◆ Request: Restate the listing below word for word, omitting any images.

═══

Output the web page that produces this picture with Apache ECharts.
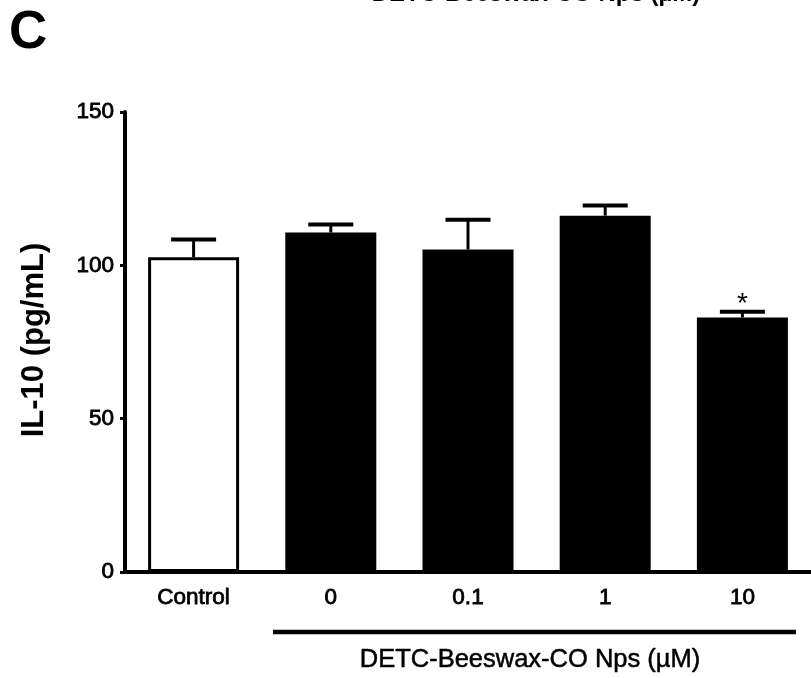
<!DOCTYPE html>
<html><head><meta charset="utf-8">
<script src="https://cdn.jsdelivr.net/npm/echarts@6/dist/echarts.min.js"></script>
<style>html,body{margin:0;padding:0;background:#fff}#c{width:811px;height:678px}</style>
</head><body><div id="c"></div>
<script>
const categories = ["Control", "0", "0.1", "1", "10"];
const means = [102.6, 110.7, 105.2, 116.2, 83.0];
const errors = [5.8, 2.6, 9.7, 3.3, 1.9];
const significance = ["", "", "", "", "*"];
const yMin = 0, yMax = 150, yStep = 50;
const yTitle = "IL-10 (pg/mL)";
const groupTitle = "DETC-Beeswax-CO Nps (µM)";
const panelLetter = "C";

const FONT = "'Liberation Sans', Arial, sans-serif";
const chart = echarts.init(document.getElementById('c'), null, {renderer: 'canvas'});

const barData = means.map((v, i) => ({
  value: v,
  itemStyle: {color: i === 0 ? '#ffffff' : '#000000', borderColor: '#000', borderWidth: 3}
}));
const errData = means.map((v, i) => [i, v, errors[i]]);

const labelStyle = {color: '#000', fontSize: 22.5, fontFamily: FONT, textBorderColor: '#000', textBorderWidth: 0.8};

chart.setOption({
  animation: false,
  backgroundColor: '#ffffff',
  grid: {left: 125, top: 112, width: 687.5, bottom: 106, containLabel: false},
  xAxis: {
    type: 'category', data: categories, boundaryGap: true,
    axisLine: {lineStyle: {color: '#000', width: 4}},
    axisTick: {alignWithLabel: true, length: 5, lineStyle: {color: '#000', width: 3}},
    axisLabel: Object.assign({margin: 14}, labelStyle)
  },
  yAxis: {
    type: 'value', min: yMin, max: yMax, interval: yStep,
    splitLine: {show: false},
    axisLine: {show: true, lineStyle: {color: '#000', width: 4}},
    axisTick: {show: true, length: 5, lineStyle: {color: '#000', width: 3}},
    axisLabel: Object.assign({margin: 11}, labelStyle)
  },
  series: [
    {type: 'bar', data: barData, barWidth: 91, z: 2},
    {
      type: 'custom', z: 3, data: errData,
      renderItem: function (params, api) {
        const i = api.value(0), m = api.value(1), e = api.value(2);
        const base = api.coord([i, m]);
        const top = api.coord([i, m + e]);
        const half = 22.5;
        const children = [
          {type: 'line', shape: {x1: base[0], y1: base[1], x2: top[0], y2: top[1]}, style: {stroke: '#000', lineWidth: 3}},
          {type: 'line', shape: {x1: top[0] - half, y1: top[1], x2: top[0] + half, y2: top[1]}, style: {stroke: '#000', lineWidth: 4}}
        ];
        const s = significance[i];
        if (s) {
          children.push({type: 'text', style: {text: s, x: top[0], y: top[1] - 7, align: 'center', verticalAlign: 'middle', fontSize: 28, fontFamily: FONT, fill: '#000'}});
        }
        return {type: 'group', children: children};
      }
    }
  ],
  graphic: [
    {type: 'text', x: 9, y: 33, style: {text: panelLetter, fontSize: 53, fontWeight: 'bold', fontFamily: FONT, fill: '#000', align: 'left', verticalAlign: 'middle'}},
    {type: 'text', x: 536, y: -5.5, style: {text: groupTitle, fontSize: 24, fontWeight: 'bold', fontFamily: FONT, fill: '#000', align: 'center', verticalAlign: 'middle'}},
    {type: 'text', x: 34, y: 340, rotation: Math.PI / 2, style: {text: yTitle, fontSize: 31, fontWeight: 'bold', fontFamily: FONT, fill: '#000', align: 'center', verticalAlign: 'middle'}},
    {type: 'line', shape: {x1: 273, y1: 632, x2: 796, y2: 632}, style: {stroke: '#000', lineWidth: 4.5}},
    {type: 'text', x: 530, y: 660, style: {text: groupTitle, fontSize: 25.5, fontFamily: FONT, fill: '#000', stroke: '#000', lineWidth: 0.5, align: 'center', verticalAlign: 'middle'}}
  ]
});
</script>
</body></html>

═══

◆ Written response:
Output the web page that produces this picture with Apache ECharts.
<!DOCTYPE html>
<html><head><meta charset="utf-8">
<script src="https://cdn.jsdelivr.net/npm/echarts@6/dist/echarts.min.js"></script>
<style>html,body{margin:0;padding:0;background:#fff}#c{width:811px;height:678px}</style>
</head><body><div id="c"></div>
<script>
const categories = ["Control", "0", "0.1", "1", "10"];
const means = [102.6, 110.7, 105.2, 116.2, 83.0];
const errors = [5.8, 2.6, 9.7, 3.3, 1.9];
const significance = ["", "", "", "", "*"];
const yMin = 0, yMax = 150, yStep = 50;
const yTitle = "IL-10 (pg/mL)";
const groupTitle = "DETC-Beeswax-CO Nps (µM)";
const panelLetter = "C";

const FONT = "'Liberation Sans', Arial, sans-serif";
const chart = echarts.init(document.getElementById('c'), null, {renderer: 'canvas'});

const barData = means.map((v, i) => ({
  value: v,
  itemStyle: {color: i === 0 ? '#ffffff' : '#000000', borderColor: '#000', borderWidth: 3}
}));
const errData = means.map((v, i) => [i, v, errors[i]]);

const labelStyle = {color: '#000', fontSize: 22.5, fontFamily: FONT, textBorderColor: '#000', textBorderWidth: 0.8};

chart.setOption({
  animation: false,
  backgroundColor: '#ffffff',
  grid: {left: 125, top: 112, width: 687.5, bottom: 106, containLabel: false},
  xAxis: {
    type: 'category', data: categories, boundaryGap: true,
    axisLine: {lineStyle: {color: '#000', width: 4}},
    axisTick: {alignWithLabel: true, length: 5, lineStyle: {color: '#000', width: 3}},
    axisLabel: Object.assign({margin: 14}, labelStyle)
  },
  yAxis: {
    type: 'value', min: yMin, max: yMax, interval: yStep,
    splitLine: {show: false},
    axisLine: {show: true, lineStyle: {color: '#000', width: 4}},
    axisTick: {show: true, length: 5, lineStyle: {color: '#000', width: 3}},
    axisLabel: Object.assign({margin: 11}, labelStyle)
  },
  series: [
    {type: 'bar', data: barData, barWidth: 91, z: 2},
    {
      type: 'custom', z: 3, data: errData,
      renderItem: function (params, api) {
        const i = api.value(0), m = api.value(1), e = api.value(2);
        const base = api.coord([i, m]);
        const top = api.coord([i, m + e]);
        const half = 22.5;
        const children = [
          {type: 'line', shape: {x1: base[0], y1: base[1], x2: top[0], y2: top[1]}, style: {stroke: '#000', lineWidth: 3}},
          {type: 'line', shape: {x1: top[0] - half, y1: top[1], x2: top[0] + half, y2: top[1]}, style: {stroke: '#000', lineWidth: 4}}
        ];
        const s = significance[i];
        if (s) {
          children.push({type: 'text', style: {text: s, x: top[0], y: top[1] - 7, align: 'center', verticalAlign: 'middle', fontSize: 28, fontFamily: FONT, fill: '#000'}});
        }
        return {type: 'group', children: children};
      }
    }
  ],
  graphic: [
    {type: 'text', x: 9, y: 33, style: {text: panelLetter, fontSize: 53, fontWeight: 'bold', fontFamily: FONT, fill: '#000', align: 'left', verticalAlign: 'middle'}},
    {type: 'text', x: 536, y: -5.5, style: {text: groupTitle, fontSize: 24, fontWeight: 'bold', fontFamily: FONT, fill: '#000', align: 'center', verticalAlign: 'middle'}},
    {type: 'text', x: 34, y: 340, rotation: Math.PI / 2, style: {text: yTitle, fontSize: 31, fontWeight: 'bold', fontFamily: FONT, fill: '#000', align: 'center', verticalAlign: 'middle'}},
    {type: 'line', shape: {x1: 273, y1: 632, x2: 796, y2: 632}, style: {stroke: '#000', lineWidth: 4.5}},
    {type: 'text', x: 530, y: 660, style: {text: groupTitle, fontSize: 25.5, fontFamily: FONT, fill: '#000', stroke: '#000', lineWidth: 0.5, align: 'center', verticalAlign: 'middle'}}
  ]
});
</script>
</body></html>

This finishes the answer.